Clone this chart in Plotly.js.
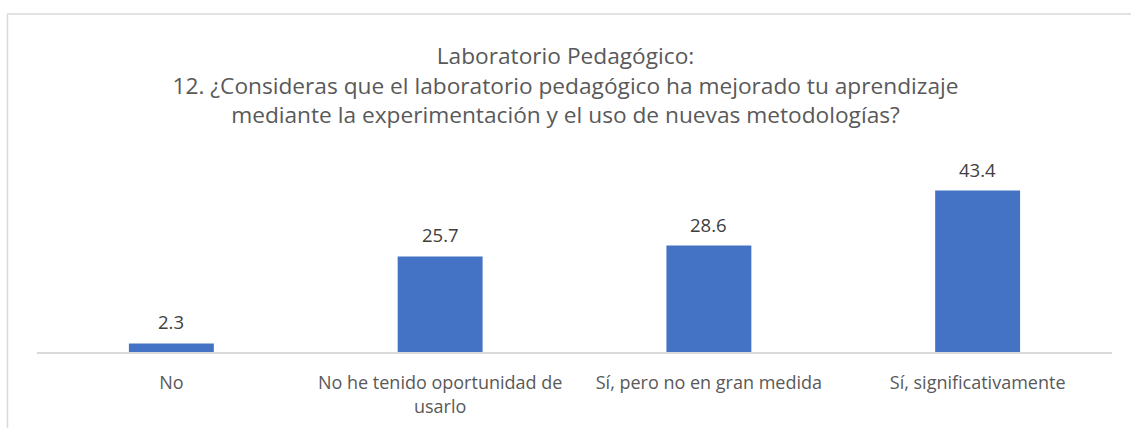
<!DOCTYPE html>
<html>
<head>
<meta charset="utf-8">
<script src="https://cdn.plot.ly/plotly-3.0.1.min.js"></script>
<style>html,body{margin:0;padding:0;background:#fff;}#chart{width:1131px;height:428px;}</style>
</head>
<body>
<div id="chart"></div>
<script>
const categories = ["No", "No he tenido oportunidad de<br>usarlo", "Sí, pero no en gran medida", "Sí, significativamente"];
const values = [2.3, 25.7, 28.6, 43.4];
const valueLabels = ["2.3", "25.7", "28.6", "43.4"];
const titleLines = [
  "Laboratorio Pedagógico:",
  "12. ¿Consideras que el laboratorio pedagógico ha mejorado tu aprendizaje",
  "mediante la experimentación y el uso de nuevas metodologías?"
];

const W = 1131, H = 428;
const M = {l: 37, r: 19, t: 166, b: 76};
const pw = W - M.l - M.r, ph = H - M.t - M.b;
const px = x => (x - M.l) / pw;
const py = y => (H - M.b - y) / ph;

const font = "'Open Sans', 'Noto Sans', sans-serif";

const annotations = values.map((v, i) => ({
  x: categories[i], y: v, xref: 'x', yref: 'y',
  text: valueLabels[i], showarrow: false,
  yanchor: 'bottom', yshift: 7,
  font: {family: font, size: 18.5, color: '#404040'}
}));

const data = [{
  type: 'bar',
  x: categories,
  y: values,
  marker: {color: '#4472c4', line: {width: 0}},
  hoverinfo: 'x+y'
}];

const layout = {
  width: W, height: H,
  margin: M,
  paper_bgcolor: '#ffffff',
  plot_bgcolor: '#ffffff',
  showlegend: false,
  bargap: 0.684,
  title: {
    text: titleLines.join('<br>'),
    font: {family: font, size: 22.7, color: '#595959'},
    x: 0.5, xanchor: 'center',
    y: 1 - 64/H, yanchor: 'top', yref: 'container'
  },
  xaxis: {
    type: 'category',
    showline: true, linecolor: '#d9d9d9', linewidth: 1.5,
    showgrid: false, zeroline: false,
    ticks: '', ticklabelstandoff: 14,
    tickfont: {family: font, size: 18, color: '#595959'}
  },
  yaxis: {
    range: [0, 50],
    visible: false,
    showgrid: false, zeroline: false
  },
  annotations: annotations,
  shapes: [
    {type: 'line', xref: 'paper', yref: 'paper', x0: px(7.5), x1: px(1131), y0: py(14), y1: py(14), line: {color: '#d9d9d9', width: 1.5}},
    {type: 'line', xref: 'paper', yref: 'paper', x0: px(7.5), x1: px(7.5), y0: py(14), y1: py(428), line: {color: '#d9d9d9', width: 1.5}}
  ]
};

Plotly.newPlot('chart', data, layout, {displayModeBar: false, staticPlot: true});
</script>
</body>
</html>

# # # # # # #

Prompt => Reproduce the material in its entirety and word for word, without the pictures.

Answer to this problem =>
Clone this chart in Plotly.js.
<!DOCTYPE html>
<html>
<head>
<meta charset="utf-8">
<script src="https://cdn.plot.ly/plotly-3.0.1.min.js"></script>
<style>html,body{margin:0;padding:0;background:#fff;}#chart{width:1131px;height:428px;}</style>
</head>
<body>
<div id="chart"></div>
<script>
const categories = ["No", "No he tenido oportunidad de<br>usarlo", "Sí, pero no en gran medida", "Sí, significativamente"];
const values = [2.3, 25.7, 28.6, 43.4];
const valueLabels = ["2.3", "25.7", "28.6", "43.4"];
const titleLines = [
  "Laboratorio Pedagógico:",
  "12. ¿Consideras que el laboratorio pedagógico ha mejorado tu aprendizaje",
  "mediante la experimentación y el uso de nuevas metodologías?"
];

const W = 1131, H = 428;
const M = {l: 37, r: 19, t: 166, b: 76};
const pw = W - M.l - M.r, ph = H - M.t - M.b;
const px = x => (x - M.l) / pw;
const py = y => (H - M.b - y) / ph;

const font = "'Open Sans', 'Noto Sans', sans-serif";

const annotations = values.map((v, i) => ({
  x: categories[i], y: v, xref: 'x', yref: 'y',
  text: valueLabels[i], showarrow: false,
  yanchor: 'bottom', yshift: 7,
  font: {family: font, size: 18.5, color: '#404040'}
}));

const data = [{
  type: 'bar',
  x: categories,
  y: values,
  marker: {color: '#4472c4', line: {width: 0}},
  hoverinfo: 'x+y'
}];

const layout = {
  width: W, height: H,
  margin: M,
  paper_bgcolor: '#ffffff',
  plot_bgcolor: '#ffffff',
  showlegend: false,
  bargap: 0.684,
  title: {
    text: titleLines.join('<br>'),
    font: {family: font, size: 22.7, color: '#595959'},
    x: 0.5, xanchor: 'center',
    y: 1 - 64/H, yanchor: 'top', yref: 'container'
  },
  xaxis: {
    type: 'category',
    showline: true, linecolor: '#d9d9d9', linewidth: 1.5,
    showgrid: false, zeroline: false,
    ticks: '', ticklabelstandoff: 14,
    tickfont: {family: font, size: 18, color: '#595959'}
  },
  yaxis: {
    range: [0, 50],
    visible: false,
    showgrid: false, zeroline: false
  },
  annotations: annotations,
  shapes: [
    {type: 'line', xref: 'paper', yref: 'paper', x0: px(7.5), x1: px(1131), y0: py(14), y1: py(14), line: {color: '#d9d9d9', width: 1.5}},
    {type: 'line', xref: 'paper', yref: 'paper', x0: px(7.5), x1: px(7.5), y0: py(14), y1: py(428), line: {color: '#d9d9d9', width: 1.5}}
  ]
};

Plotly.newPlot('chart', data, layout, {displayModeBar: false, staticPlot: true});
</script>
</body>
</html>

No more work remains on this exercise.